PARIS — French police raided the headquarters of far-right party National Rally on Wednesday and seized documents and accounting records, the party's leader said, as part of a sweeping campaign finance inquiry.
Prosecutors said they are investigating allegations of illegal financing of longtime party leader Marine Le Pen's 2022 presidential bid, and the party's European Parliament and French parliamentary campaigns. The National Rally, which seeks to sharply curtail migration and restrict Muslims' rights, is the biggest single party in France's lower house of parliament.
Jordan Bardella, 29, who took over the presidency of the popular party in 2022, said that police seized ''all files relating to the party's recent regional, presidential, legislative, and European campaigns — in other words, all of its electoral activity."
Bardella slammed the raid in a message on X. ''This spectacular and unprecedented operation is clearly part of a new harassment operation. It is a serious attack on pluralism and democratic change,'' he said.
The raid came after Le Pen — runner-up to incumbent President Emmanuel Macron in 2022 — was convicted of embezzlement in April. She and 24 other party officials were accused of having used money intended for European Union parliamentary aides to instead pay staff who worked for the party between 2004 and 2016, violating the 27-nation bloc's regulations.

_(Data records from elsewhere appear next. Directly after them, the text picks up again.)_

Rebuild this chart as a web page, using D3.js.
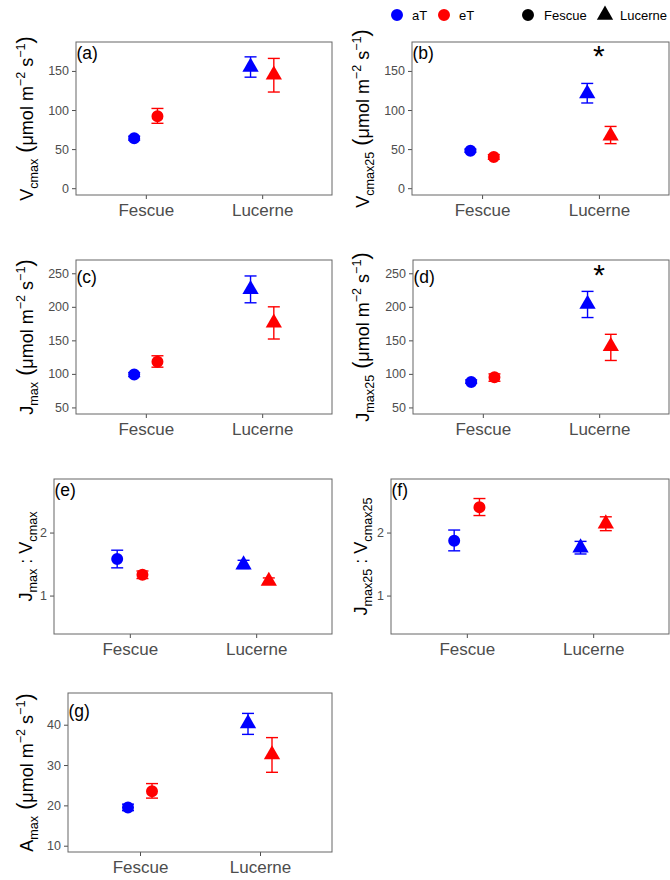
<!DOCTYPE html>
<html>
<head>
<meta charset="utf-8">
<script src="https://cdn.jsdelivr.net/npm/d3@7/dist/d3.min.js"></script>
<style>
  body { margin: 0; background: #fff; }
  svg { display: block; }
  text { font-family: "Liberation Sans", Arial, sans-serif; }
</style>
</head>
<body>
<div id="chart"></div>
<script>
// categories and treatments
const groups = ["Fescue", "Lucerne"];
const treatments = ["aT", "eT"];
const treatmentColours = ["#0000FF", "#FF0000"];

// values in order: Fescue aT, Fescue eT, Lucerne aT, Lucerne eT
const vcmaxMean = [64, 92, 155, 145];
const vcmaxLow = [61.5, 83, 142, 123];
const vcmaxHigh = [66.5, 102, 168, 166];

const vcmax25Mean = [48, 40, 121, 67];
const vcmax25Low = [46, 37, 109, 57];
const vcmax25High = [50, 43, 134, 79];

const jmaxMean = [99, 118, 226, 176];
const jmaxLow = [96, 110, 206, 152];
const jmaxHigh = [102, 127, 246, 200];

const jmax25Mean = [88, 95, 204, 141];
const jmax25Low = [86, 89, 184, 120];
const jmax25High = [91, 100, 223, 159];

const ratioMean = [1.58, 1.33, 1.49, 1.23];
const ratioLow = [1.44, 1.27, 1.43, 1.19];
const ratioHigh = [1.72, 1.39, 1.56, 1.28];

const ratio25Mean = [1.87, 2.4, 1.76, 2.14];
const ratio25Low = [1.71, 2.27, 1.66, 2.03];
const ratio25High = [2.04, 2.54, 1.86, 2.25];

const amaxMean = [19.5, 23.5, 40.3, 32.6];
const amaxLow = [18.7, 21.8, 37.6, 28.2];
const amaxHigh = [20.3, 25.4, 42.8, 36.8];

// tick labels
const ticksV = [0, 50, 100, 150];
const ticksJ = [50, 100, 150, 200, 250];
const ticksRatio = [1, 2];
const ticksA = [10, 20, 30, 40];

// significance stars (value on the y axis, at Lucerne)
const starVcmax25 = 177;
const starJmax25 = 256;

const unitParts = [
  [" (", "big"], ["μmol m", "n"], ["−2", "sup"], [" s", "n"], ["−1", "sup"], [")", "big"]
];

const panels = [
  { tag: "(a)", mean: vcmaxMean, low: vcmaxLow, high: vcmaxHigh, ticks: ticksV,
    yDomain: [-8.7, 187], box: [76, 42, 332, 195], titleX: 33, tagY: 17,
    title: [["V", "n"], ["cmax", "sub"]].concat(unitParts) },
  { tag: "(b)", mean: vcmax25Mean, low: vcmax25Low, high: vcmax25High, ticks: ticksV,
    yDomain: [-8.7, 187], box: [412, 42, 669, 195], titleX: 369, tagY: 17, star: starVcmax25,
    title: [["V", "n"], ["cmax25", "sub"]].concat(unitParts) },
  { tag: "(c)", mean: jmaxMean, low: jmaxLow, high: jmaxHigh, ticks: ticksJ,
    yDomain: [40.2, 269.8], box: [76, 260, 332, 414], titleX: 33, tagY: 23,
    title: [["J", "n"], ["max", "sub"]].concat(unitParts) },
  { tag: "(d)", mean: jmax25Mean, low: jmax25Low, high: jmax25High, ticks: ticksJ,
    yDomain: [40.2, 269.8], box: [413, 260, 669, 414], titleX: 369, tagY: 23, star: starJmax25,
    title: [["J", "n"], ["max25", "sub"]].concat(unitParts) },
  { tag: "(e)", mean: ratioMean, low: ratioLow, high: ratioHigh, ticks: ticksRatio,
    yDomain: [0.39, 2.85], box: [54, 479, 332, 634], titleX: 32, tagY: 16.5,
    title: [["J", "n"], ["max", "sub"], [" : V", "n"], ["cmax", "sub"]] },
  { tag: "(f)", mean: ratio25Mean, low: ratio25Low, high: ratio25High, ticks: ticksRatio,
    yDomain: [0.39, 2.85], box: [391, 479, 669, 634], titleX: 367, tagY: 16.5,
    title: [["J", "n"], ["max25", "sub"], [" : V", "n"], ["cmax25", "sub"]] },
  { tag: "(g)", mean: amaxMean, low: amaxLow, high: amaxHigh, ticks: ticksA,
    yDomain: [8.44, 47.86], box: [68, 693, 332, 852], titleX: 33, tagY: 24,
    title: [["A", "n"], ["max", "sub"]].concat(unitParts) }
];

const width = 670;
const height = 880;
const svg = d3.select("#chart").append("svg")
  .attr("width", width)
  .attr("height", height);

const borderColour = "#666";
const tickColour = "#4D4D4D";

panels.forEach((p) => {
  const [x0, y0, x1, y1] = p.box;
  const x = d3.scalePoint().domain(groups).range([x0, x1]).padding(0.6);
  const y = d3.scaleLinear().domain(p.yDomain).range([y1, y0]);
  const dodge = x.step() * 0.1;

  const g = svg.append("g");

  // y axis
  const yAxis = g.append("g")
    .attr("transform", `translate(${x0},0)`)
    .call(d3.axisLeft(y).tickValues(p.ticks).tickFormat(d3.format("~g")).tickSize(4).tickPadding(3));
  yAxis.select(".domain").remove();
  yAxis.selectAll("line").attr("stroke", tickColour);
  yAxis.selectAll("text")
    .attr("fill", tickColour)
    .style("font-size", "12.5px")
    .style("font-family", "'Liberation Sans', Arial, sans-serif");

  // x axis
  const xAxis = g.append("g")
    .attr("transform", `translate(0,${y1})`)
    .call(d3.axisBottom(x).tickSize(4).tickPadding(5));
  xAxis.select(".domain").remove();
  xAxis.selectAll("line").attr("stroke", tickColour);
  xAxis.selectAll("text")
    .attr("fill", tickColour)
    .style("font-size", "17px")
    .style("font-family", "'Liberation Sans', Arial, sans-serif");

  // panel border
  g.append("rect")
    .attr("x", x0).attr("y", y0)
    .attr("width", x1 - x0).attr("height", y1 - y0)
    .attr("fill", "none")
    .attr("stroke", borderColour)
    .attr("stroke-width", 1);

  // points table
  const rows = [];
  groups.forEach((grp, gi) => {
    treatments.forEach((tr, ti) => {
      const k = gi * 2 + ti;
      rows.push({
        group: grp, gi: gi, ti: ti,
        cx: x(grp) + (ti - 0.5) * 2 * dodge,
        mean: p.mean[k], low: p.low[k], high: p.high[k]
      });
    });
  });

  // error bars
  const bars = g.append("g").selectAll("g").data(rows).join("g")
    .attr("stroke", (d) => treatmentColours[d.ti])
    .attr("stroke-width", 1.4);
  bars.append("line")
    .attr("x1", (d) => d.cx).attr("x2", (d) => d.cx)
    .attr("y1", (d) => y(d.low)).attr("y2", (d) => y(d.high));
  bars.append("line")
    .attr("x1", (d) => d.cx - 6).attr("x2", (d) => d.cx + 6)
    .attr("y1", (d) => y(d.low)).attr("y2", (d) => y(d.low));
  bars.append("line")
    .attr("x1", (d) => d.cx - 6).attr("x2", (d) => d.cx + 6)
    .attr("y1", (d) => y(d.high)).attr("y2", (d) => y(d.high));

  // points: circle for Fescue, triangle for Lucerne
  g.append("g").selectAll("path").data(rows).join("path")
    .attr("transform", (d) => `translate(${d.cx},${y(d.mean)})`)
    .attr("d", (d) => d.gi === 0
      ? d3.symbol(d3.symbolCircle, 113)()
      : d3.symbol(d3.symbolTriangle, 115)())
    .attr("fill", (d) => treatmentColours[d.ti]);

  // panel tag
  g.append("text")
    .attr("x", x0 + 0.5)
    .attr("y", y0 + p.tagY)
    .attr("fill", "#000")
    .style("font-size", "17.5px")
    .text(p.tag);

  // significance star
  if (p.star !== undefined) {
    g.append("text")
      .attr("x", x("Lucerne"))
      .attr("y", y(p.star) + 16)
      .attr("text-anchor", "middle")
      .attr("fill", "#000")
      .style("font-size", "30px")
      .text("*");
  }

  // y axis title
  const fs = 18;
  const title = g.append("text")
    .attr("transform", `translate(${p.titleX},${(y0 + y1) / 2}) rotate(-90)`)
    .attr("text-anchor", "middle")
    .attr("fill", "#000")
    .style("font-size", fs + "px");
  let shift = 0;
  p.title.forEach(([t, kind]) => {
    let target = 0;
    let size = fs;
    if (kind === "sub") { target = fs * 0.25; size = fs * 0.7; }
    if (kind === "sup") { target = -fs * 0.42; size = fs * 0.7; }
    if (kind === "big") { target = -fs * 0.05; size = fs * 1.2; }
    title.append("tspan")
      .attr("dy", target - shift)
      .style("font-size", size + "px")
      .text(t);
    shift = target;
  });
});

// legend
const legend = svg.append("g").attr("transform", "translate(0,15)");
const legendItems = [
  { cx: 397, tx: 412, label: "aT", colour: treatmentColours[0], shape: d3.symbolCircle },
  { cx: 444, tx: 459, label: "eT", colour: treatmentColours[1], shape: d3.symbolCircle },
  { cx: 528, tx: 544, label: "Fescue", colour: "#000", shape: d3.symbolCircle },
  { cx: 605, tx: 620, label: "Lucerne", colour: "#000", shape: d3.symbolTriangle }
];
legendItems.forEach((d) => {
  legend.append("path")
    .attr("transform", `translate(${d.cx},0)`)
    .attr("d", d3.symbol(d.shape, d.shape === d3.symbolCircle ? 113 : 115)())
    .attr("fill", d.colour);
  legend.append("text")
    .attr("x", d.tx)
    .attr("y", 0)
    .attr("dy", "0.36em")
    .attr("fill", "#000")
    .style("font-size", "13px")
    .text(d.label);
});
</script>
</body>
</html>
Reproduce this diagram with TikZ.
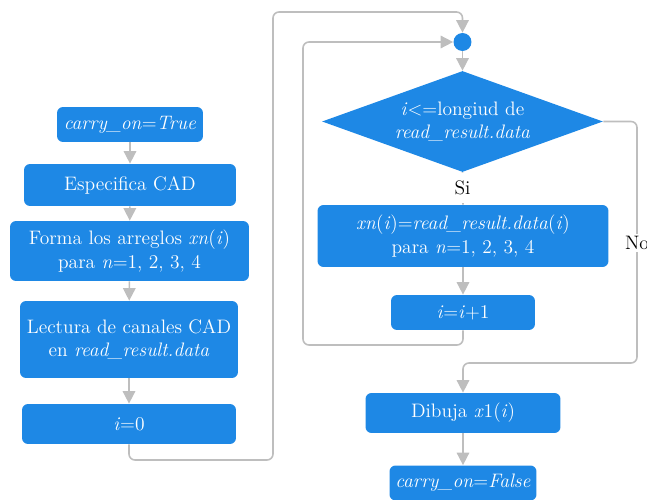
\documentclass[tikz,border=0pt]{standalone}
\usetikzlibrary{shapes.geometric,arrows.meta}

\definecolor{boxblue}{RGB}{30,136,229}
\definecolor{linegray}{RGB}{190,190,190}

\tikzset{
  stepbox/.style={rectangle, rounded corners=0.12cm, fill=boxblue, text=white,
    align=center, inner sep=0pt, font=\fontsize{11.1}{13.3}\selectfont},
  decision/.style={diamond, fill=boxblue, text=white, align=center, inner sep=0pt,
    aspect=2.78, font=\fontsize{11.1}{13.3}\selectfont},
  joint/.style={circle, fill=boxblue, inner sep=0pt, minimum size=0.36cm},
  flow/.style={draw=linegray, line width=0.9pt, rounded corners=0.12cm,
    -{Triangle[width=0.25cm,length=0.25cm,fill=linegray]}},
  plain/.style={draw=linegray, line width=0.9pt, rounded corners=0.12cm},
  answer/.style={fill=white, inner sep=1pt, font=\fontsize{11.1}{13.3}\selectfont}
}

\begin{document}
\begin{tikzpicture}[x=0.02cm, y=-0.02cm]
        \useasboundingbox (0,0) rectangle (647,500);

        % left column
        \node[stepbox, minimum width=2.92cm, minimum height=0.70cm] (tru) at (130,124.5) {\textit{carry\_on}=\textit{True}};
        \node[stepbox, minimum width=4.24cm, minimum height=0.84cm] (esp) at (130,185) {Especifica CAD};
        \node[stepbox, minimum width=4.78cm, minimum height=1.20cm] (forma) at (129.5,251) {Forma los arreglos \textit{xn}(\textit{i})\\para \textit{n}=1, 2, 3, 4};
        \node[stepbox, minimum width=4.36cm, minimum height=1.54cm] (lect) at (129,339.5) {Lectura de canales CAD\\en \textit{read\_result.data}};
        \node[stepbox, minimum width=4.28cm, minimum height=0.80cm] (izero) at (129,424) {\textit{i}=0};

        % right column
        \node[joint] (dot) at (462.5,42) {};
        \node[decision, minimum width=5.62cm, minimum height=2.02cm] (dia) at (462.5,121.5) {\textit{i}{<}=longiud de\\\textit{read\_result.data}};
        \node[stepbox, minimum width=5.82cm, minimum height=1.24cm] (xn) at (463,236) {\textit{xn}(\textit{i})=\textit{read\_result.data}(\textit{i})\\para \textit{n}=1, 2, 3, 4};
        \node[stepbox, minimum width=2.88cm, minimum height=0.70cm] (inc) at (463,312.5) {\textit{i}=\textit{i}+1};
        \node[stepbox, minimum width=3.90cm, minimum height=0.80cm] (dib) at (463,413) {Dibuja \textit{x}1(\textit{i})};
        \node[stepbox, minimum width=2.94cm, minimum height=0.70cm] (fal) at (463,483) {\textit{carry\_on}=\textit{False}};

        \coordinate (c1) at (273,460);
        \coordinate (c2) at (462.5,12);
        \coordinate (c3) at (303,345);
        \coordinate (c4) at (637,363);

        % arrows
        \draw[flow] (tru) -- (esp);
        \draw[flow] (esp) -- (forma);
        \draw[flow] (forma) -- (lect);
        \draw[flow] (lect) -- (izero);
        \draw[flow] (izero.south) |- (c1) |- (c2) -- (dot.north);
        \draw[flow] (dot) -- (dia);
        \draw[plain] (dia.south) -- (xn.north);
        \draw[flow] (xn) -- (inc);
        \draw[flow] (inc.south) |- (c3) |- (dot.west);
        \draw[flow] (dia.east) -| (c4) -| (dib.north);
        \draw[flow] (dib) -- (fal);

        \node[answer, minimum height=0.60cm] (si) at (462.5,188) {Si};
        \node[answer] (no) at (637,243) {No};
    \end{tikzpicture}
\end{document}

But Wednesday's raid stems from a different, more recent case.
The Paris prosecutor's office said in a statement to the AP that searches were carried out at the National Rally's headquarters, at the headquarters of unidentified companies and at the homes of people leading those companies.
The searches were prompted by a judicial inquiry opened a year ago into a raft of allegations, including fraud, money laundering and forgery, the prosecutor's office said.